* START *
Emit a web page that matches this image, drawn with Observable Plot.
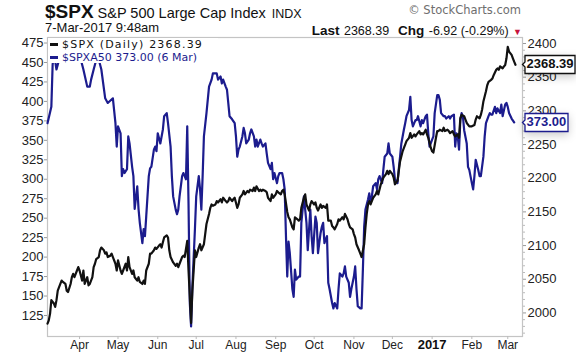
<!DOCTYPE html>
<html><head><meta charset="utf-8">
<script src="https://cdn.jsdelivr.net/npm/d3@7"></script>
<script src="https://cdn.jsdelivr.net/npm/@observablehq/plot@0.6"></script>
<style>
body{margin:0;background:#fff;}
#wrap{position:relative;width:576px;height:356px;overflow:hidden;font-family:"Liberation Sans",Arial,sans-serif;background:#fff;}
.abs{position:absolute;white-space:nowrap;line-height:1;}
#wrap svg{position:absolute;left:0;top:0;}
</style></head><body><div id="wrap"></div>
<script>
// ---- data: [days since 2016-03-07, value] ----
const spxA50 = [[0,372],[3,393],[4,447],[5,462],[7,441],[8,447],[10,460],[14,464],[18,462],[22,465],[25,460],[28,441],[31,419],[33,419],[34,428],[36,441],[37,447],[39,460],[42,441],[45,404],[47,398],[51,404],[53,372],[54,342],[55,368],[57,359],[58,304],[59,313],[60,308],[62,313],[63,355],[64,346],[66,316],[67,304],[68,262],[70,291],[71,262],[72,244],[74,218],[75,236],[76,227],[77,252],[79,304],[80,314],[81,316],[83,338],[84,342],[85,336],[86,359],[88,346],[89,355],[90,364],[91,381],[93,385],[94,372],[96,342],[97,304],[98,278],[100,261],[101,255],[102,261],[103,278],[105,304],[106,308],[107,304],[108,300],[109,368],[110,269],[111,141],[112,111],[113,162],[115,236],[116,278],[118,304],[119,287],[120,261],[121,304],[122,355],[124,385],[126,419],[128,428],[129,436],[132,436],[133,428],[135,432],[136,423],[137,428],[139,419],[140,415],[141,398],[142,381],[144,377],[146,372],[147,355],[148,329],[149,338],[150,342],[152,355],[153,366],[154,359],[155,346],[157,351],[158,359],[159,364],[161,355],[162,342],[163,351],[164,342],[166,351],[167,346],[168,342],[170,346],[171,333],[172,321],[174,313],[175,321],[176,300],[177,308],[179,295],[180,304],[181,308],[183,308],[184,300],[185,287],[186,227],[187,175],[188,220],[189,205],[191,159],[192,149],[193,184],[194,171],[196,175],[197,175],[198,244],[200,278],[201,261],[202,244],[203,209],[205,261],[206,227],[207,205],[209,252],[210,244],[211,205],[213,231],[214,239],[215,244],[216,218],[218,227],[219,167],[220,159],[222,141],[223,134],[224,141],[226,134],[227,159],[228,179],[230,175],[231,179],[232,188],[233,175],[235,167],[236,149],[237,159],[239,175],[240,188],[241,159],[242,137],[244,134],[245,134],[246,184],[247,239],[248,261],[250,274],[251,282],[252,269],[253,278],[254,291],[256,295],[257,287],[258,300],[259,304],[261,295],[262,313],[263,329],[265,333],[266,346],[267,333],[269,329],[270,316],[271,300],[273,295],[274,313],[275,329],[276,346],[278,364],[279,372],[280,381],[282,389],[283,406],[284,376],[285,368],[287,376],[288,376],[289,381],[291,368],[292,376],[293,372],[295,381],[296,383],[297,359],[298,342],[300,351],[301,355],[302,385],[304,408],[305,408],[306,402],[307,385],[309,381],[310,381],[311,378],[313,381],[314,378],[315,381],[317,383],[318,342],[319,359],[320,355],[321,338],[322,376],[323,385],[324,381],[325,363],[327,346],[328,316],[329,312],[331,295],[332,287],[333,304],[334,325],[336,312],[337,304],[338,304],[340,329],[341,355],[342,372],[344,381],[345,385],[346,383],[347,383],[349,393],[350,385],[351,391],[353,385],[354,396],[355,381],[357,396],[358,398],[359,393],[360,385],[362,378],[364,373]];

const spx = [[0,1984],[1,1989],[2,1999],[3,2019],[5,2014],[6,2009],[7,2019],[8,2033],[10,2043],[11,2048],[12,2046],[14,2043],[15,2033],[16,2031],[18,2043],[19,2053],[20,2058],[21,2053],[23,2063],[24,2068],[25,2063],[27,2048],[28,2063],[29,2043],[31,2053],[32,2041],[33,2043],[35,2053],[36,2068],[37,2073],[38,2080],[40,2083],[41,2093],[42,2097],[44,2093],[45,2088],[46,2090],[47,2083],[49,2085],[50,2088],[51,2083],[53,2073],[54,2063],[55,2078],[57,2063],[58,2058],[59,2063],[61,2073],[62,2063],[63,2083],[64,2068],[66,2058],[67,2063],[68,2053],[70,2048],[71,2053],[72,2046],[74,2043],[75,2048],[76,2043],[77,2063],[79,2073],[80,2088],[81,2088],[83,2093],[84,2097],[85,2095],[87,2100],[88,2102],[89,2097],[90,2105],[91,2112],[93,2115],[94,2112],[95,2093],[96,2083],[98,2075],[100,2070],[101,2073],[102,2068],[103,2073],[105,2083],[106,2085],[107,2083],[109,2107],[110,2063],[111,2024],[112,1985],[113,2033],[114,2063],[115,2093],[116,2083],[118,2097],[119,2102],[120,2093],[122,2102],[123,2117],[124,2132],[126,2147],[127,2156],[128,2161],[129,2159],[131,2161],[132,2166],[133,2164],[135,2169],[136,2164],[137,2171],[139,2166],[140,2164],[141,2166],[142,2171],[144,2166],[145,2169],[146,2171],[148,2156],[149,2161],[150,2171],[152,2176],[153,2181],[154,2176],[156,2181],[157,2179],[158,2183],[160,2181],[161,2186],[162,2181],[163,2188],[165,2181],[166,2183],[167,2181],[168,2183],[170,2181],[171,2179],[172,2171],[174,2166],[175,2176],[176,2171],[178,2176],[179,2181],[180,2179],[182,2176],[183,2181],[184,2183],[185,2176],[187,2150],[188,2142],[189,2139],[191,2127],[192,2124],[193,2142],[195,2139],[196,2137],[197,2139],[198,2156],[200,2171],[201,2176],[202,2161],[204,2152],[205,2161],[206,2166],[208,2161],[209,2164],[210,2156],[211,2152],[213,2161],[214,2156],[215,2159],[217,2156],[218,2161],[219,2137],[221,2137],[222,2129],[223,2127],[224,2124],[226,2132],[227,2139],[228,2137],[230,2142],[231,2139],[232,2147],[234,2139],[235,2132],[236,2127],[238,2124],[239,2117],[240,2112],[241,2102],[243,2093],[244,2088],[245,2083],[247,2102],[248,2127],[249,2147],[250,2161],[251,2166],[252,2161],[253,2166],[254,2171],[256,2176],[257,2181],[258,2176],[260,2191],[261,2196],[262,2201],[264,2206],[265,2211],[266,2206],[267,2211],[269,2206],[270,2201],[271,2191],[273,2196],[274,2211],[275,2225],[277,2240],[278,2245],[279,2250],[280,2255],[282,2260],[283,2267],[284,2260],[286,2265],[287,2262],[288,2265],[290,2270],[291,2265],[292,2267],[293,2265],[295,2272],[296,2265],[297,2260],[299,2245],[300,2240],[301,2238],[303,2260],[304,2270],[305,2270],[306,2272],[308,2270],[309,2275],[310,2270],[312,2272],[313,2270],[314,2267],[316,2270],[317,2265],[318,2262],[320,2265],[321,2260],[322,2289],[323,2294],[325,2292],[326,2287],[327,2282],[329,2277],[330,2277],[331,2277],[333,2279],[334,2287],[335,2292],[337,2289],[338,2294],[339,2302],[340,2314],[342,2329],[343,2338],[344,2343],[346,2346],[347,2348],[348,2353],[350,2361],[351,2363],[352,2361],[353,2366],[355,2363],[356,2366],[357,2368],[358,2378],[359,2395],[360,2388],[362,2383],[363,2378],[364,2373],[365,2368.39]];

const leftTicks = [125,150,175,200,225,250,275,300,325,350,375,400,425,450,475];
const rightTicks = [2000,2050,2100,2150,2200,2250,2300,2350,2400];
const monthTicks = ["2016-04-01","2016-05-01","2016-06-01","2016-07-01","2016-08-01","2016-09-01","2016-10-01","2016-11-01","2016-12-01","2017-01-01","2017-02-01","2017-03-01"];
const monthLabels = ["Apr","May","Jun","Jul","Aug","Sep","Oct","Nov","Dec","2017","Feb","Mar"];
const lastSpx = 2368.39, lastA50 = 373.00;

// ---- scales ----
const start = new Date(Date.UTC(2016,2,7));
const toDate = d => d3.utcDay.offset(start, d);
const xDomain = [start, new Date(Date.UTC(2017,2,12,12))];
const L = [98, 482.1];          // left axis domain (SPXA50)
const R = [1965, 2408.9];       // right axis domain (SPX)
const toL = v => L[0] + (v - R[0]) * (L[1] - L[0]) / (R[1] - R[0]);
const toR = v => R[0] + (v - L[0]) * (R[1] - R[0]) / (L[1] - L[0]);

const BLUE = "#1c1c8e";
const months = monthTicks.map((m,i) => ({date: new Date(m + "T00:00:00Z"), label: monthLabels[i]}));
const minorR = d3.range(1970, 2410, 10).filter(v => v % 50 !== 0);

const chart = Plot.plot({
  width: 576, height: 356,
  marginLeft: 47, marginRight: 54, marginTop: 37, marginBottom: 20,
  style: {fontFamily: "Liberation Sans, Arial, sans-serif", background: "transparent"},
  x: {type: "utc", domain: xDomain},
  y: {domain: L},
  marks: [
    Plot.frame({stroke: "#c4c4c4", strokeWidth: 1.2}),
    Plot.axisY({ticks: leftTicks, tickSize: 3, tickPadding: 1, fontSize: 13, label: null, stroke: "#999", fill:"#222"}),
    Plot.axisY({anchor: "right", ticks: rightTicks.map(toL), tickFormat: d => String(Math.round(toR(d))), tickSize: 3, tickPadding: 2, fontSize: 13, label: null, stroke: "#999", fill:"#222"}),
    Plot.axisY({anchor: "right", ticks: minorR.map(toL), tickFormat: () => "", tickSize: 2, label: null, stroke: "#bbb"}),
    Plot.axisX({ticks: months.map(d => d.date), tickFormat: () => "", tickSize: 3, label: null, stroke: "#bbb"}),
    Plot.text(months.filter(d => d.label !== "2017"), {x: "date", text: "label", frameAnchor: "bottom", dy: 12, fontSize: 12, fill: "#222"}),
    Plot.text(months.filter(d => d.label === "2017"), {x: "date", text: "label", frameAnchor: "bottom", dy: 12, fontSize: 13, fontWeight: "bold", fill: "#111"}),
    Plot.line(spxA50, {x: d => toDate(d[0]), y: d => d[1], stroke: BLUE, strokeWidth: 2.2, curve: "linear"}),
    Plot.line(spx, {x: d => toDate(d[0]), y: d => toL(d[1]), stroke: "#111", strokeWidth: 2.2}),
    Plot.tip([lastSpx], {y: d => toL(d), frameAnchor: "right", anchor: "left", title: d => d.toFixed(2), fill: "white", stroke: "#111", strokeWidth: 1.3, pointerSize: 5, textPadding: 1.5, fontSize: 13, fontWeight: "bold"}),
    Plot.tip([lastA50], {y: d => d, frameAnchor: "right", anchor: "left", title: d => d.toFixed(2), fill: "white", stroke: BLUE, strokeWidth: 1.3, pointerSize: 5, textPadding: 1.5, fontSize: 13, fontWeight: "bold"})
  ]
});

const wrap = document.getElementById("wrap");
wrap.appendChild(chart);
// drop empty tick labels
d3.select(chart).selectAll("text").filter(function() { return this.textContent.trim() === ""; }).remove();
// style tip texts
const tips = d3.select(chart).selectAll('g[aria-label="tip"]').nodes();
["#111", BLUE].forEach((c,i) => {
  if (!tips[i]) return;
  d3.select(tips[i]).selectAll("text, tspan").attr("fill", c).style("fill", c).attr("font-weight","bold").attr("font-size", 13).attr("font-family","Liberation Sans, Arial, sans-serif");
});

function add(html, css) {
  const d = document.createElement("div");
  d.className = "abs"; d.innerHTML = html; Object.assign(d.style, css); wrap.appendChild(d); return d;
}
// legend (white box covers lines)
add(`<div style="display:flex;align-items:center;height:13px;color:#111"><span style="display:inline-block;width:8px;height:3px;background:#111;margin-right:4px"></span><span style="letter-spacing:1.2px">$SPX (Daily) ${lastSpx.toFixed(2)}</span></div>
<div style="display:flex;align-items:center;height:13px;color:${BLUE}"><span style="display:inline-block;width:8px;height:3px;background:${BLUE};margin-right:4px"></span><span>$SPXA50 ${lastA50.toFixed(2)} (6 Mar)</span></div>`,
  {left: "48px", top: "38px", width: "168px", height: "25px", background: "#fff", paddingLeft: "2px", fontFamily: "DejaVu Sans, sans-serif", fontSize: "11px"});
// header
add(`<b style="font-size:19px">$SPX</b><span style="font-size:14.5px;margin-left:4px">S&amp;P 500 Large Cap Index</span><span style="font-size:12.5px;margin-left:6px">INDX</span>`,
  {left: "45px", top: "2px", color: "#111", display: "flex", alignItems: "baseline"});
add(`7-Mar-2017 9:48am`, {left: "45px", top: "21px", fontSize: "13px", color: "#111"});
add(`© StockCharts.com`, {right: "55px", top: "5px", fontSize: "11.5px", color: "#6e6e6e", fontFamily: "DejaVu Sans, sans-serif"});
add(`<b style="font-size:13.5px">Last</b> <span style="font-size:12.5px">2368.39</span>&nbsp; <b style="font-size:13.5px">Chg</b> <span style="font-size:12.5px">-6.92 (-0.29%)</span> <span style="color:#c8143c;font-size:9px">&#9660;</span>`,
  {right: "54px", top: "22px", color: "#111"});
</script></body></html>
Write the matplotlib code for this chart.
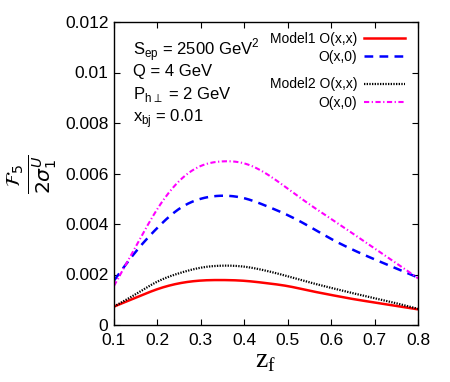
import numpy as np
import matplotlib
matplotlib.use("Agg")
import matplotlib.pyplot as plt

z = [0.10, 0.15, 0.20, 0.25, 0.30, 0.35, 0.40, 0.45, 0.50, 0.55, 0.60, 0.65, 0.70, 0.75, 0.80]
m1_xx = [0.00073, 0.00108, 0.00142, 0.00165, 0.00176, 0.00178, 0.00175, 0.00166, 0.00154, 0.00136,
         0.00119, 0.00103, 0.00089, 0.00075, 0.00062]
m1_x0 = [0.00176, 0.00290, 0.00385, 0.00460, 0.00500, 0.00512, 0.00502, 0.00472, 0.00435, 0.00390,
         0.00341, 0.00298, 0.00260, 0.00224, 0.00188]
m2_xx = [0.00073, 0.00122, 0.00172, 0.00205, 0.00227, 0.00235, 0.00231, 0.00215, 0.00193, 0.00169,
         0.00147, 0.00126, 0.00106, 0.00086, 0.00064]
m2_x0 = [0.00155, 0.00310, 0.00460, 0.00570, 0.00630, 0.00648, 0.00640, 0.00600, 0.00540, 0.00478,
         0.00420, 0.00362, 0.00303, 0.00245, 0.00185]

xticks = [0.1, 0.2, 0.3, 0.4, 0.5, 0.6, 0.7, 0.8]
xticklabels = ["0.1", "0.2", "0.3", "0.4", "0.5", "0.6", "0.7", "0.8"]
yticks = [0, 0.002, 0.004, 0.006, 0.008, 0.01, 0.012]
yticklabels = ["0", "0.002", "0.004", "0.006", "0.008", "0.01", "0.012"]
legend_labels = ["Model1 O(x,x)", "O(x,0)", "Model2 O(x,x)", "O(x,0)"]

plt.rcParams['font.family'] = ['Liberation Sans', 'DejaVu Sans']

fig = plt.figure(figsize=(4.5, 3.82), dpi=100)
ax = fig.add_axes([114/450, 1-325/382, (418-114)/450, (325-22)/382])

zz = np.linspace(0.1, 0.8, 300)

def spline(y):
    xs = np.array(z); ys = np.array(y)
    n = len(xs); h = np.diff(xs)
    A = np.zeros((n, n)); b = np.zeros(n)
    A[0, 0] = A[-1, -1] = 1
    for i in range(1, n-1):
        A[i, i-1] = h[i-1]; A[i, i] = 2*(h[i-1]+h[i]); A[i, i+1] = h[i]
        b[i] = 3*((ys[i+1]-ys[i])/h[i] - (ys[i]-ys[i-1])/h[i-1])
    c = np.linalg.solve(A, b)
    out = np.empty_like(zz)
    for k, xv in enumerate(zz):
        i = min(max(np.searchsorted(xs, xv) - 1, 0), n-2)
        dx = xv - xs[i]
        bb = (ys[i+1]-ys[i])/h[i] - h[i]*(2*c[i]+c[i+1])/3
        d = (c[i+1]-c[i])/(3*h[i])
        out[k] = ys[i] + bb*dx + c[i]*dx**2 + d*dx**3
    return out

l1, = ax.plot(zz, spline(m1_xx), color='#ff0000', lw=1.8)
l2, = ax.plot(zz, spline(m1_x0), color='#0000ff', lw=1.8, dashes=(3.5, 2.5))
l3, = ax.plot(zz, spline(m2_xx), color='black', lw=1.6, dashes=(0.6, 0.6))
l4, = ax.plot(zz, spline(m2_x0), color='#ff00ff', lw=1.5, dashes=(2.5, 1.2, 0.6, 1.2))

ax.set_xlim(0.1, 0.8)
ax.set_ylim(0, 0.012)
ax.set_xticks(xticks)
ax.set_xticklabels(xticklabels)
ax.set_yticks(yticks)
ax.set_yticklabels(yticklabels)
ax.tick_params(direction='in', length=4, width=0.8, top=True, right=True,
               labelsize=12.5, colors='black')
ax.tick_params(axis='x', pad=5.5)
ax.tick_params(axis='y', pad=4)
for s in ax.spines.values():
    s.set_linewidth(1.0)

legkw = dict(loc='upper right', frameon=False, markerfirst=False, fontsize=10,
             handlelength=2.9, handletextpad=0.5, labelspacing=0.3, borderpad=0.2)
leg1 = ax.legend([l1, l2], legend_labels[:2], bbox_to_anchor=(0.988, 1.0), **legkw)
ax.add_artist(leg1)
ax.legend([l3, l4], legend_labels[2:], bbox_to_anchor=(0.988, 0.849), **legkw)

tx = 0.062
ax.text(tx, 0.908, r'S$_\mathregular{ep}$ = 2500 GeV$^\mathregular{2}$', transform=ax.transAxes,
        fontsize=12, va='center', ha='left')
ax.text(tx, 0.836, 'Q = 4 GeV', transform=ax.transAxes, fontsize=12, va='center', ha='left')
ax.text(tx, 0.760, r'P$_{\mathregular{h}\perp}$ = 2 GeV', transform=ax.transAxes,
        fontsize=12, va='center', ha='left')
ax.text(tx, 0.683, r'x$_\mathregular{bj}$ = 0.01', transform=ax.transAxes,
        fontsize=12, va='center', ha='left')

fig.text(32/450, 1-174/382, r'$\frac{\mathcal{F}_5}{2\sigma_1^U}$', rotation=90,
         fontsize=21, ha='center', va='center')
fig.text(266/450, 1-362/382, r'z$_\mathregular{f}$', fontsize=20, ha='center', va='center',
         family='Liberation Serif')

fig.savefig('out.png', dpi=100)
* END *
TASK PROMPT -> Go through the data and gather every line that holds "this".

FULL RESPONSE ->
Emit a web page that matches this image, drawn with Observable Plot.
d3.select(chart).selectAll("text").filter(function() { return this.textContent.trim() === ""; }).remove();
Write the matplotlib code for this chart.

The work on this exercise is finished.